In 1971 Robert hiked the entire Appalachian Trail from Georgia to Maine. By completing this 2000+-mile journey, he became just the 36th person to have walked the entire trail continuously in one year. Along the way, Robert carried an old Argus C-3 camera that he borrowed from his grandfather. It had no light meter so Robert wrote down all of his exposures in a notebook so that he could learn the best camera settings for different light conditions. Upon completion of the Trail, Rodale Press contacted Robert to contribute to a book called "Hiking the Appalachian Trail". One of his photos appeared on the cover of the second volume along with thirteen other photos on the inside.

While Robert was completing his graduate work in biology, he entered a photo contest run by Nikon and won a fourth place. Later, while teaching Wilderness Studies at Idaho State University, Robert entered one photo in the National Wildlife Cover Photo Contest and won the grand prize out of over 10,000 entries. While at ISU, Robert took photography courses in the Art and Journalism departments. At this time, he also began teaching nature photography classes.

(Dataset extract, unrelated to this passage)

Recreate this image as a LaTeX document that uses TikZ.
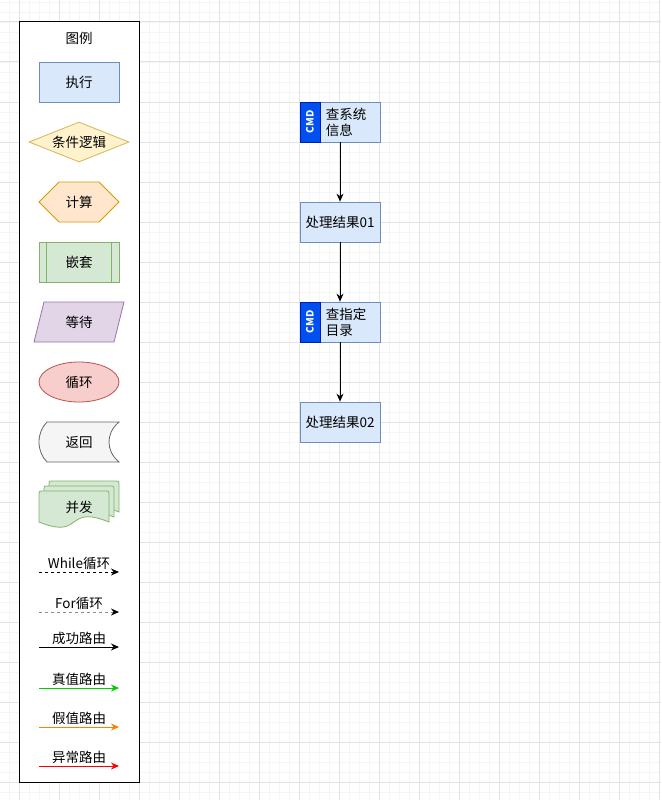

Since moving to Durango in 1981, Robert has been a full time freelance nature photographer. His work has appeared in many books, magazines and on many gift items and in as many as 20 different calendars in one year. Thousands of publication credits include: AUDUBON, NATIONAL GEOGRAPHIC TRAVELER, NATIONAL GEOGRAPHIC WORLD, NEWSWEEK, NEW YORKER, OUTSIDE, SIERRA AND WORLD WILDLIFE FUND. His photos have been used in national ad campaigns by such diverse entities as AMTRAK, THE NATIONAL AUDUBON SOCIETY, THE NATIONAL GEOGRAPHIC SOCIETY, THE NATURE CONSERVANCY, PHILLIPS PETROLEUM, SERENGETI and THE DETROIT TIGERS BASEBALL CLUB. Two of his photos can even be seen on the tails of FRONTIER AIRLINERS. Since 1989, Robert has lead photographic tours to special locations around the world.